## Begin Records for processing

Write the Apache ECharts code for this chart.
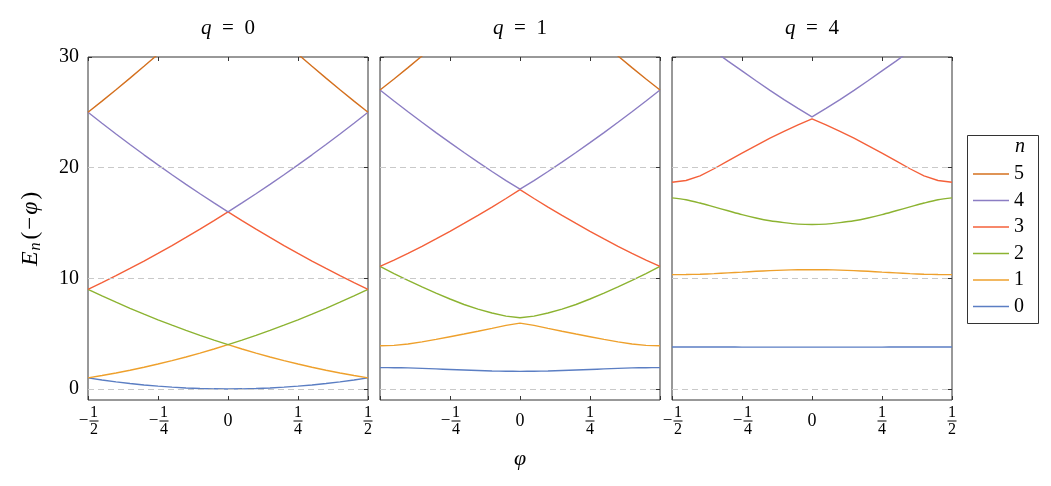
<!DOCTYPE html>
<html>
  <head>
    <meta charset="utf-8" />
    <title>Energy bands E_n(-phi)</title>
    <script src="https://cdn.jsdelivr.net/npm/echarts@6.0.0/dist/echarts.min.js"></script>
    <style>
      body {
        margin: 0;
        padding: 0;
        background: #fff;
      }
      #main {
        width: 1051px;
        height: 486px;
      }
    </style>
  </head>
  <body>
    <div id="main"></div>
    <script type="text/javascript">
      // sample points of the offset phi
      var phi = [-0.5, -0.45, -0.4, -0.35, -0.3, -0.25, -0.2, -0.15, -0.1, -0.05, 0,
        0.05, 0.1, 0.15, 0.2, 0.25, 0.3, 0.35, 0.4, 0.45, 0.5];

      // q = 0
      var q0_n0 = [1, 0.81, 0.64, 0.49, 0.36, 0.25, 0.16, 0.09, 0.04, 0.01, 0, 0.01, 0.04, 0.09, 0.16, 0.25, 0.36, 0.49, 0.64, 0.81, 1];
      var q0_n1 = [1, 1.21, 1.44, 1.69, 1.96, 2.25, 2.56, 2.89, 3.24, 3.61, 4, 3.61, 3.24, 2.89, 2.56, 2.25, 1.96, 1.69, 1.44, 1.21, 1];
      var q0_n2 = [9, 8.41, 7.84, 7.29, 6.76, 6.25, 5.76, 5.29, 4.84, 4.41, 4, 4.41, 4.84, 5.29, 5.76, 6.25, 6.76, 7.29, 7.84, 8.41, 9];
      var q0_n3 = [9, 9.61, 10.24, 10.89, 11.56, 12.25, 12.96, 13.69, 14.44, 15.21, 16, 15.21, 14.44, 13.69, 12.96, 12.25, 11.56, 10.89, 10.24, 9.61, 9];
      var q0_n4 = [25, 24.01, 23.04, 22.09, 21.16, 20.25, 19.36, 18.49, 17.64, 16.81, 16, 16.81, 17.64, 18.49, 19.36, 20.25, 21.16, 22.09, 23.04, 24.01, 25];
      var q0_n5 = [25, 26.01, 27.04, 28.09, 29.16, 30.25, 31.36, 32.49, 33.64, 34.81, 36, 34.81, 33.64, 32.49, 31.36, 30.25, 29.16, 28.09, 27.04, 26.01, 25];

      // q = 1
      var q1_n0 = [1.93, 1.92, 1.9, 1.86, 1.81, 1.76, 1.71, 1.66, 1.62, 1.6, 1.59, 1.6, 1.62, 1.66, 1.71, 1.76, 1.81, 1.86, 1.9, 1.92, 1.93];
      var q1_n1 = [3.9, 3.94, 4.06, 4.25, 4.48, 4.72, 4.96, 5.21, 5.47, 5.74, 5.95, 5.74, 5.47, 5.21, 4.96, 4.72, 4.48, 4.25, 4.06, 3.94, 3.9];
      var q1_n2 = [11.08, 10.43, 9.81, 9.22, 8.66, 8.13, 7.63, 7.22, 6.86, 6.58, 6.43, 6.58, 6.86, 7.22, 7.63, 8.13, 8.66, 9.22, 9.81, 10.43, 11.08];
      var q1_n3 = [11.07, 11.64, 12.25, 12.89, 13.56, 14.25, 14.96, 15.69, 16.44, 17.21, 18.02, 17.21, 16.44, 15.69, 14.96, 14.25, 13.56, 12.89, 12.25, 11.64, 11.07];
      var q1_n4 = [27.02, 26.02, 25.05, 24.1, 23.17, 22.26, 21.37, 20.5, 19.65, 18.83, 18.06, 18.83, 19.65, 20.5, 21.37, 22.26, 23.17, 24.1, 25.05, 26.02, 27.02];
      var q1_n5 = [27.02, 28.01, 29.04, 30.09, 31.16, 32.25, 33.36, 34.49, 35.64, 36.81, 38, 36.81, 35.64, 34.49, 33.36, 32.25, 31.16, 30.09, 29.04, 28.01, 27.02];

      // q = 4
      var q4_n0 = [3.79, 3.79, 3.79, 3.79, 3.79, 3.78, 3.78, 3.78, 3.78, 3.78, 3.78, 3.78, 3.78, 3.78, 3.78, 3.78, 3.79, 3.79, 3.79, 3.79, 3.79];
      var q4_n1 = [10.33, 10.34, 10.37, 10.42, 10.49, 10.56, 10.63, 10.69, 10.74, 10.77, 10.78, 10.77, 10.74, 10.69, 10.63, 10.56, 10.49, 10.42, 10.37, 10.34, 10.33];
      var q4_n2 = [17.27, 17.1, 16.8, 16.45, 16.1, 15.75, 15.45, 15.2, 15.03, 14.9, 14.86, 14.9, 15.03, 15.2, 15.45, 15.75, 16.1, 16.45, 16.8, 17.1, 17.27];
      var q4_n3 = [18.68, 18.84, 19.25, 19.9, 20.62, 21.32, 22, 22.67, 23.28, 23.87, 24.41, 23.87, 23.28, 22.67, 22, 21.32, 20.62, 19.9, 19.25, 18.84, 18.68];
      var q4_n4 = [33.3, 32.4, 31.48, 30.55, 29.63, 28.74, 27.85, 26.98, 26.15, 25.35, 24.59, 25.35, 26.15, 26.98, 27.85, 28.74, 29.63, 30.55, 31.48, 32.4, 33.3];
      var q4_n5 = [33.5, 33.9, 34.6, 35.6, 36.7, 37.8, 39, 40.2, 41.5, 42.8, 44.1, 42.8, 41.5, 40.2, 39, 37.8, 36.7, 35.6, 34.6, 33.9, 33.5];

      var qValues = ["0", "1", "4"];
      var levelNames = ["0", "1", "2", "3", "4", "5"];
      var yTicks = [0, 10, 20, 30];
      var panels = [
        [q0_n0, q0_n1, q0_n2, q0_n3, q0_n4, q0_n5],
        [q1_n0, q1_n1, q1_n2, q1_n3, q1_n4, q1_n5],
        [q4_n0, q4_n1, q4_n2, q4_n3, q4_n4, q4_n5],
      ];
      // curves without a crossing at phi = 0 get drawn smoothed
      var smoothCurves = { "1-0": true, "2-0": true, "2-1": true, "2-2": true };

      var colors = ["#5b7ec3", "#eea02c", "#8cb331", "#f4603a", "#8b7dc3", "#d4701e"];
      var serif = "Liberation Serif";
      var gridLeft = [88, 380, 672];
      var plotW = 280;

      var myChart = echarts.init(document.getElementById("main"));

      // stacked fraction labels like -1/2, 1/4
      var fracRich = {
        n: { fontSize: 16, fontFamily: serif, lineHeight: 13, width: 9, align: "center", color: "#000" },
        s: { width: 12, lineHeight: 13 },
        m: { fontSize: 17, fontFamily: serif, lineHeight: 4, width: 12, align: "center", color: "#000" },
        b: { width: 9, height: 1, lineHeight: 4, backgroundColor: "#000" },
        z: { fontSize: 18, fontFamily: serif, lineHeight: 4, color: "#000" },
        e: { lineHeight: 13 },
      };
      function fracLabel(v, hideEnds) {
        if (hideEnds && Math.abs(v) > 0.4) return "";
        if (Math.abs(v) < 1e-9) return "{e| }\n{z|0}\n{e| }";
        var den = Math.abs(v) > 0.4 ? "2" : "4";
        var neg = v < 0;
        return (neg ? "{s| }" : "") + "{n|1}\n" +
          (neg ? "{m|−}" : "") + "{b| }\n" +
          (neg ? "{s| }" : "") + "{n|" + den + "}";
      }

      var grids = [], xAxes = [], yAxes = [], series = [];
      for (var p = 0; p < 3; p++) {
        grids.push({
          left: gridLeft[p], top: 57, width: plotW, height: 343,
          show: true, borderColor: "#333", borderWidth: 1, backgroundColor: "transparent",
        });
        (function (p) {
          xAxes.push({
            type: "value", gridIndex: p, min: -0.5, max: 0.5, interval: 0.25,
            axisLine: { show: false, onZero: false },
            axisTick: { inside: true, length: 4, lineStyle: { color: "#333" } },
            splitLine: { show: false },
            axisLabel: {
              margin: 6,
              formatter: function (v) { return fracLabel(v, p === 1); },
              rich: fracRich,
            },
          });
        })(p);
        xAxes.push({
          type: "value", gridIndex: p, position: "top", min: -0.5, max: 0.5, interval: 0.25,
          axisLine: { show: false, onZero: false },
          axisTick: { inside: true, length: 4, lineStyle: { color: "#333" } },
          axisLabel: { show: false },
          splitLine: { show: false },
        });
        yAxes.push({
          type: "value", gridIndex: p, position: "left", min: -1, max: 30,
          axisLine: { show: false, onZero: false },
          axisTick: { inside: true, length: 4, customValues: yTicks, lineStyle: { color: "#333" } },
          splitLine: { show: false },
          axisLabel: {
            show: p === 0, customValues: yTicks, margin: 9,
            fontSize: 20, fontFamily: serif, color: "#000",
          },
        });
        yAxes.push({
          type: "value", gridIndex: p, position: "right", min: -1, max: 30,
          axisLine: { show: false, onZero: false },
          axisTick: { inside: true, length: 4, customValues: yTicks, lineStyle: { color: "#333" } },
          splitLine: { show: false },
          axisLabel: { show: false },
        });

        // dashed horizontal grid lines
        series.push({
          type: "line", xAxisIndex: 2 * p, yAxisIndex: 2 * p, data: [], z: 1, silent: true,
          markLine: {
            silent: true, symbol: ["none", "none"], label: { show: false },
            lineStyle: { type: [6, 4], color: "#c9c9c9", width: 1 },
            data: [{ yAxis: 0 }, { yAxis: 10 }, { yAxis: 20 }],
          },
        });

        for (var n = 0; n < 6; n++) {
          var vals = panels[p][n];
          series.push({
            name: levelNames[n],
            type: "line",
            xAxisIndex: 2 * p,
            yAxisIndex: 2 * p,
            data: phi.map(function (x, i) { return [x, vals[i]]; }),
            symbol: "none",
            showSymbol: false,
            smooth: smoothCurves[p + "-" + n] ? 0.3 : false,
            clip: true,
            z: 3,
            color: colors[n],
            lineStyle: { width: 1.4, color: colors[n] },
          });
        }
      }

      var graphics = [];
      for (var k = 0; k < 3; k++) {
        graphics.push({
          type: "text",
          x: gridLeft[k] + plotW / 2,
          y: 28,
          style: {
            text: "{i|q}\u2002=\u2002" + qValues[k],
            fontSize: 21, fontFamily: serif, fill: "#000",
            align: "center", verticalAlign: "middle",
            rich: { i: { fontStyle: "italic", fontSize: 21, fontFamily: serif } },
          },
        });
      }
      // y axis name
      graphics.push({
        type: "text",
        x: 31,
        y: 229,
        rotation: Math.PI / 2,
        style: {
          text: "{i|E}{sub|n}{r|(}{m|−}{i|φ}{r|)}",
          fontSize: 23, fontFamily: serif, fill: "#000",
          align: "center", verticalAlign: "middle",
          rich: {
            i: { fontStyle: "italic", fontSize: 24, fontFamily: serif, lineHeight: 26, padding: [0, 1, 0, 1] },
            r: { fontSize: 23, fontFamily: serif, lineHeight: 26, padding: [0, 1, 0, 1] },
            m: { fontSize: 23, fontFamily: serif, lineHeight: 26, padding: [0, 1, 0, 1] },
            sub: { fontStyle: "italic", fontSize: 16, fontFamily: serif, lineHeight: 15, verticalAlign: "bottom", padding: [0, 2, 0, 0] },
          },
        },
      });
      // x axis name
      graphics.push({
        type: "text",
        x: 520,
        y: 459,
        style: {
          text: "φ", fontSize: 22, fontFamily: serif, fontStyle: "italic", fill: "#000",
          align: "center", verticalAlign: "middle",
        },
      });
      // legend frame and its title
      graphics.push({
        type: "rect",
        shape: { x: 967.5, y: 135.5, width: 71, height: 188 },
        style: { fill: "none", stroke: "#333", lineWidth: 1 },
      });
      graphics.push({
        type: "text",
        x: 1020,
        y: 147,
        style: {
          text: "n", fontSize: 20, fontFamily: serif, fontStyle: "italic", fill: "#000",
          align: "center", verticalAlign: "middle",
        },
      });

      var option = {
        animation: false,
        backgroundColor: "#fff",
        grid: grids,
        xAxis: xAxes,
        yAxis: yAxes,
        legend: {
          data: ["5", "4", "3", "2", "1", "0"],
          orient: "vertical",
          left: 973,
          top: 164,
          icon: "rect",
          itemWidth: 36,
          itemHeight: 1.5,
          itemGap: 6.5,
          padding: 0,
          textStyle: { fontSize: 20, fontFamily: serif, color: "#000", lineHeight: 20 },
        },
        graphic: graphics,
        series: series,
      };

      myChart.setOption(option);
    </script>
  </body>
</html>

## End Records for processing
## Begin Records for processing

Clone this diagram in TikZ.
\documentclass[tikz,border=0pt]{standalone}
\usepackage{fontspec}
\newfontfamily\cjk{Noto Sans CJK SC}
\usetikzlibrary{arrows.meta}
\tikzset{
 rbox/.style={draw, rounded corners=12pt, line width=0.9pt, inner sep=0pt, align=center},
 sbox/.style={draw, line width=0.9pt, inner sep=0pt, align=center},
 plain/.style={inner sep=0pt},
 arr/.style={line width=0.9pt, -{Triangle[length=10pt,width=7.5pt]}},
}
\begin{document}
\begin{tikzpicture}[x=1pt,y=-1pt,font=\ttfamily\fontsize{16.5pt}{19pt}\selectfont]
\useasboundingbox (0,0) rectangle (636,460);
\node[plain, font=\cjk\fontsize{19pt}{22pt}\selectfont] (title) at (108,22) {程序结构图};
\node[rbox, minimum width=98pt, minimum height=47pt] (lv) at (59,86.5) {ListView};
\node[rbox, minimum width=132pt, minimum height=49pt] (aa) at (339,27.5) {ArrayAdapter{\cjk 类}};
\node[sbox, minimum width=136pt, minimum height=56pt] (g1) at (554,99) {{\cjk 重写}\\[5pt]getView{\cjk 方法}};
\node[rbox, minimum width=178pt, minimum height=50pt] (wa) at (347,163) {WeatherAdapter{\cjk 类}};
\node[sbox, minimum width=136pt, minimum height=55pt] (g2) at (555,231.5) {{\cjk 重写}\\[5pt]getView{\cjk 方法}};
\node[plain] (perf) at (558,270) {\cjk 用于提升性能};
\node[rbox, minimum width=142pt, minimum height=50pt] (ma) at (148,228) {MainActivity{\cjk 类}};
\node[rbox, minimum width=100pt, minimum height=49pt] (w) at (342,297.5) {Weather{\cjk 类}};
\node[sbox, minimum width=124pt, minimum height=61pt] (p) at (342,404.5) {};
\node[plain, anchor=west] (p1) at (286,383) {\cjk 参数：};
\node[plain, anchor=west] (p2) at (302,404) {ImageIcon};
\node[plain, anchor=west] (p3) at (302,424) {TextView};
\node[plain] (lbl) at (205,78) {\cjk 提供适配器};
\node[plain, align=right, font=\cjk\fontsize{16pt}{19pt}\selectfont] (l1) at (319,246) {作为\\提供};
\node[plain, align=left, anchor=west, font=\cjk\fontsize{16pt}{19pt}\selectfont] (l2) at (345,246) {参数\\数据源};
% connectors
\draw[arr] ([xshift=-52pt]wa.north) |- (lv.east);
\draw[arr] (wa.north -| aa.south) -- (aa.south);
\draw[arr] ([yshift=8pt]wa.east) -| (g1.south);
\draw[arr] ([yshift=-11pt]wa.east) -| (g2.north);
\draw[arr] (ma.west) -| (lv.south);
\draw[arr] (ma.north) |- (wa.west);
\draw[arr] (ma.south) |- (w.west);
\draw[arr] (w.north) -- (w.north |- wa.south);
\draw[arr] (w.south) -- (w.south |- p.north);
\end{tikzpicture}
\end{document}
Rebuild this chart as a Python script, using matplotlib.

## End Records for processing
## Begin Records for processing

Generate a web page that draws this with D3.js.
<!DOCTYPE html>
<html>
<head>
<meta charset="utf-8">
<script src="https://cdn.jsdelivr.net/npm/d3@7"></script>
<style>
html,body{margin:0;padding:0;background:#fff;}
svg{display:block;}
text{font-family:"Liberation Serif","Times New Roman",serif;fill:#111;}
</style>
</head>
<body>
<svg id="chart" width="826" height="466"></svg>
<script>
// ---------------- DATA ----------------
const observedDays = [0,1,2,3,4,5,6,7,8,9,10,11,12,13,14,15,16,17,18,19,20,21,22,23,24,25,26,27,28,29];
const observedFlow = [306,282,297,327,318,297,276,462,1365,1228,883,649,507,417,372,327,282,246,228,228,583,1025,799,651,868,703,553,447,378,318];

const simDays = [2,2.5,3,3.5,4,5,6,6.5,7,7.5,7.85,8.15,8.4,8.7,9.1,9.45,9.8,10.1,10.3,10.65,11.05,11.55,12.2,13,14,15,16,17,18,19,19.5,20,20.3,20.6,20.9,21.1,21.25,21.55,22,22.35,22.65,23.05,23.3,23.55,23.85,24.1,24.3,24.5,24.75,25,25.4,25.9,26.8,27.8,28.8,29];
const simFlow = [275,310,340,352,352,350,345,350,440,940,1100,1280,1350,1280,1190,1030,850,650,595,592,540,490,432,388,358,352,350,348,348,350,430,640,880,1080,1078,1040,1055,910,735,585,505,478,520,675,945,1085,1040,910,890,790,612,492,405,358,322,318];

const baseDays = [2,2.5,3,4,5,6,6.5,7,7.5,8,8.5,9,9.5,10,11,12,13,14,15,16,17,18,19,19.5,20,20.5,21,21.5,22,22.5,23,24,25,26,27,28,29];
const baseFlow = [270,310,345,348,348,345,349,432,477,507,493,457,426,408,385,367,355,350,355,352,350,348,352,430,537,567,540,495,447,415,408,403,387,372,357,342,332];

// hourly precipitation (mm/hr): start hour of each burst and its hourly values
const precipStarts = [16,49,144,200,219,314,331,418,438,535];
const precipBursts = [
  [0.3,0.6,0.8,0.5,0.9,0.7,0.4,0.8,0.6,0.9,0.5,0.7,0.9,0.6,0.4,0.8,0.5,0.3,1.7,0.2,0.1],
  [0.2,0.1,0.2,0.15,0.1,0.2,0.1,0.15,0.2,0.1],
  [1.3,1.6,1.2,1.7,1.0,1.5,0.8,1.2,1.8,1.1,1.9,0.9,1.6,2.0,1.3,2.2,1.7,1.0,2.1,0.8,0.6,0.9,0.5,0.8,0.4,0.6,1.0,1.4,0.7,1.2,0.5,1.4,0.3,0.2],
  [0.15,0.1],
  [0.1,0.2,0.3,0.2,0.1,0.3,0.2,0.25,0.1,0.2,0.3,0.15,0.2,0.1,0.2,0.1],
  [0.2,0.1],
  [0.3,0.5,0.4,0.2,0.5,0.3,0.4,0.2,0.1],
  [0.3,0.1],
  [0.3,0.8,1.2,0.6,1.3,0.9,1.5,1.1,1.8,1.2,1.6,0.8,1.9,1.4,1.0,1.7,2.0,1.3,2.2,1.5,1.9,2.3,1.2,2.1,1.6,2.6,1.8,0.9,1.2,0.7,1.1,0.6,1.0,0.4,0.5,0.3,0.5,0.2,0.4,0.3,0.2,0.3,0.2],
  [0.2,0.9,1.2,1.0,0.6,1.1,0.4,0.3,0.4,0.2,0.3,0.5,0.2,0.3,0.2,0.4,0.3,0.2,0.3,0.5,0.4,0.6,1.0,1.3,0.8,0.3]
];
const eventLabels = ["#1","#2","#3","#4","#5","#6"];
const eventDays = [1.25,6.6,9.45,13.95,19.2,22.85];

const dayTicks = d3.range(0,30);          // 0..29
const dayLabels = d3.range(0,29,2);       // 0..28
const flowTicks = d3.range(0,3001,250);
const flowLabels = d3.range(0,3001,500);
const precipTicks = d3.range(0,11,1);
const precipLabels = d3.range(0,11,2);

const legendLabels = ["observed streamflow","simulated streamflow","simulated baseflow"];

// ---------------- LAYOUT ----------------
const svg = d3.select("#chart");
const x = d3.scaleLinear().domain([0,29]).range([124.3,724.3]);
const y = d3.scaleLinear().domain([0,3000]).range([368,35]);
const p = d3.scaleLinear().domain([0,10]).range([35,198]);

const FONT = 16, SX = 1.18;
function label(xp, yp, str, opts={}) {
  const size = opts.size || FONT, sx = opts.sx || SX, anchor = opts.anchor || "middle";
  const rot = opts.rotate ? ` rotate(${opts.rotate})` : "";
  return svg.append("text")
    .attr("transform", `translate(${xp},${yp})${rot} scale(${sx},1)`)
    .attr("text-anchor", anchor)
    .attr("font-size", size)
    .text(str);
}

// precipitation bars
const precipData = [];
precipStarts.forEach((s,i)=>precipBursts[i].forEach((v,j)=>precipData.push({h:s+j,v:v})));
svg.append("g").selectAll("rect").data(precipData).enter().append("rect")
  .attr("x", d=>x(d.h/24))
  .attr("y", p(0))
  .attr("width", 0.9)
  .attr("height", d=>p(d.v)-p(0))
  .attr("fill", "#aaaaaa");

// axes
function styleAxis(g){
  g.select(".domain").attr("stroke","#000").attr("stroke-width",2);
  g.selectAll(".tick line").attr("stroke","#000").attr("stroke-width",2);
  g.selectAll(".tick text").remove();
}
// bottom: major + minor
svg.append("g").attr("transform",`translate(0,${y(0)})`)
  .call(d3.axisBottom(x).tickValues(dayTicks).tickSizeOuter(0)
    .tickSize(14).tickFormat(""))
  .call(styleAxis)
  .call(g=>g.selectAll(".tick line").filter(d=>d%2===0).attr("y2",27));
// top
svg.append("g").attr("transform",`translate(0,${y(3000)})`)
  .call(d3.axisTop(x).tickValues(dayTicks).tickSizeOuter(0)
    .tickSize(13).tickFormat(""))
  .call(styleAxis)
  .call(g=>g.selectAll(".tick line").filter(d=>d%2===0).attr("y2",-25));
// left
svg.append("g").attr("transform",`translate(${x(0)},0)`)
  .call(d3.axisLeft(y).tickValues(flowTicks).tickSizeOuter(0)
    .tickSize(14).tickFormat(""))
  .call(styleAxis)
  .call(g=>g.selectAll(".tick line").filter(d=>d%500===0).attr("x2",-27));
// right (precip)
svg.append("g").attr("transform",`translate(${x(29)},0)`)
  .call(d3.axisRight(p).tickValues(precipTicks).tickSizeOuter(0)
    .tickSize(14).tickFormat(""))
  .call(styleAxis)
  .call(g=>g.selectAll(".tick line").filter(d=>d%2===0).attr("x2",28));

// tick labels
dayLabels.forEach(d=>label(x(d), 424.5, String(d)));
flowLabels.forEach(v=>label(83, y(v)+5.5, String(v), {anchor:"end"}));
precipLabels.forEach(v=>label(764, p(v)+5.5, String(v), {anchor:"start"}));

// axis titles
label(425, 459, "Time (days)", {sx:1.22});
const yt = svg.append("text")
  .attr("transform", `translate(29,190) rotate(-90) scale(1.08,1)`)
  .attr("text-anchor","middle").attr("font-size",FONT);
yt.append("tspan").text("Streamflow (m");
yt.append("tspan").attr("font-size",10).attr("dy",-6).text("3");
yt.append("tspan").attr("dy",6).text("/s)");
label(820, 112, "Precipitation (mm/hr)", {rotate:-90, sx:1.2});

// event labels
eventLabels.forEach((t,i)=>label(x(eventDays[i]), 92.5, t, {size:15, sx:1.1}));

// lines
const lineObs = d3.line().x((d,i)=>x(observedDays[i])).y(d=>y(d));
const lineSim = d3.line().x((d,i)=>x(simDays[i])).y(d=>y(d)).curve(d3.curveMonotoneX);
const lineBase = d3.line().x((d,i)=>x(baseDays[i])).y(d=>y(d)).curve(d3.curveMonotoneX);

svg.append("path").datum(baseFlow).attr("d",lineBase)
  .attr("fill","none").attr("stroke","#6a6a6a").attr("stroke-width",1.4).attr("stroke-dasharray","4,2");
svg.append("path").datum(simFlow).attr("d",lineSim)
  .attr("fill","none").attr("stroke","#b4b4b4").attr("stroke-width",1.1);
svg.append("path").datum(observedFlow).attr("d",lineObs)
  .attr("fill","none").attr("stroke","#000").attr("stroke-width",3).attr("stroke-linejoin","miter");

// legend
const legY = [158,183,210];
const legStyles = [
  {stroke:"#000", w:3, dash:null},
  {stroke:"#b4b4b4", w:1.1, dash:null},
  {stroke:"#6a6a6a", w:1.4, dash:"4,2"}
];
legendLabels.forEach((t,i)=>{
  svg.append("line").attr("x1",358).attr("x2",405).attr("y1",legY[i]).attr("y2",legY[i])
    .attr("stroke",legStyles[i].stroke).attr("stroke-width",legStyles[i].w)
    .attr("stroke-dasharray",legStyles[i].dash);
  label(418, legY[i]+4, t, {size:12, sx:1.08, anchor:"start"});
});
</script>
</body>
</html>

## End Records for processing

Only the lines from the one with "Write the Apache ECharts code for this chart." through the one with "0.05, 0.1, 0.15, 0.2, 0.25, 0.3, 0.35, 0.4, 0.45, 0.5];", both included, go in the copy, exactly as written. Leave the pictures behind.

# Exercise output
Write the Apache ECharts code for this chart.
<!DOCTYPE html>
<html>
  <head>
    <meta charset="utf-8" />
    <title>Energy bands E_n(-phi)</title>
    <script src="https://cdn.jsdelivr.net/npm/echarts@6.0.0/dist/echarts.min.js"></script>
    <style>
      body {
        margin: 0;
        padding: 0;
        background: #fff;
      }
      #main {
        width: 1051px;
        height: 486px;
      }
    </style>
  </head>
  <body>
    <div id="main"></div>
    <script type="text/javascript">
      // sample points of the offset phi
      var phi = [-0.5, -0.45, -0.4, -0.35, -0.3, -0.25, -0.2, -0.15, -0.1, -0.05, 0,
        0.05, 0.1, 0.15, 0.2, 0.25, 0.3, 0.35, 0.4, 0.45, 0.5];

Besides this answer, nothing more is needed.